The game took place on Saturday evening, mirroring the kick-off time for the final, and within a few minutes Liverpool had scored through Sadio Mane.
The move for the goal bore a striking similarity to the one which led to Liverpool’s second-minute penalty in the final, a lofted pass from midfield, played into the space between Benfica’s right-back and right-sided centre-back.
“We were thinking ‘woah, this is going to be a long day!’” laughs Marques. “But our boys were able to organise themselves, get themselves together and in the end it was a good game.”
It finished, as the final did, 2-0 to Liverpool. And afterwards, Klopp, his staff and his players made sure their guests were thanked and made to feel welcome.
“It was a privilege,” says Marques. “We all understood that we were there on a mission, but we knew we had to enjoy it as well.
“It was a great experience. I knew a few people from Liverpool, like Pep and [physio] Lee Nobes, so we were able to mingle. And the Liverpool players were top-notch. They mixed with our boys and gave them some shirts and boots, things like that. They were brilliant.
“What we said to the boys was ‘enjoy it, but learn as well’, look at all these top players. How do they arrive at training? How do they tie their boots, put their shinpads on, warm up? All those little things, soak it up.”
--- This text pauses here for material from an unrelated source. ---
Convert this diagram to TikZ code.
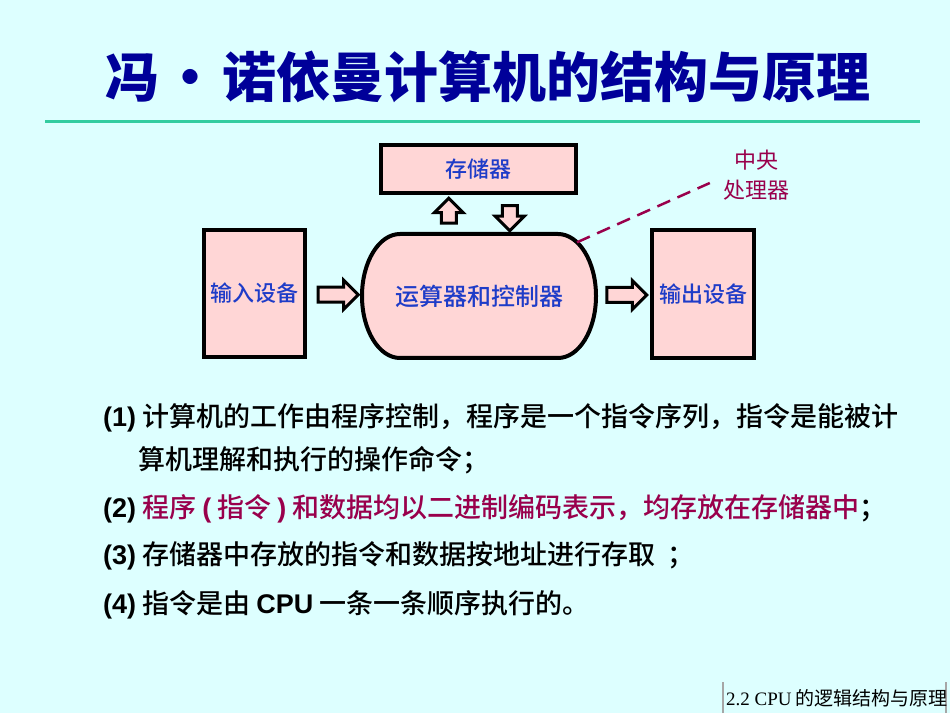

Benfica’s party, souvenirs tucked away in their luggage, flew back to Portugal the next day, and the following Saturday they watched on as goals from Mohamed Salah and Divock Origi at the Wanda Metropolitano gave the Reds their sixth European Cup triumph.
“We were all supporting them,” says Marques. “We were a tiny part of their preparation, so we were all very excited.
“All the boys were in the WhatsApp group sharing their thoughts. They were sending pics from where they were watching the final, some of them had their Liverpool shirts on from Marbella, which was nice to see.
“Everyone was watching and cheering for them.”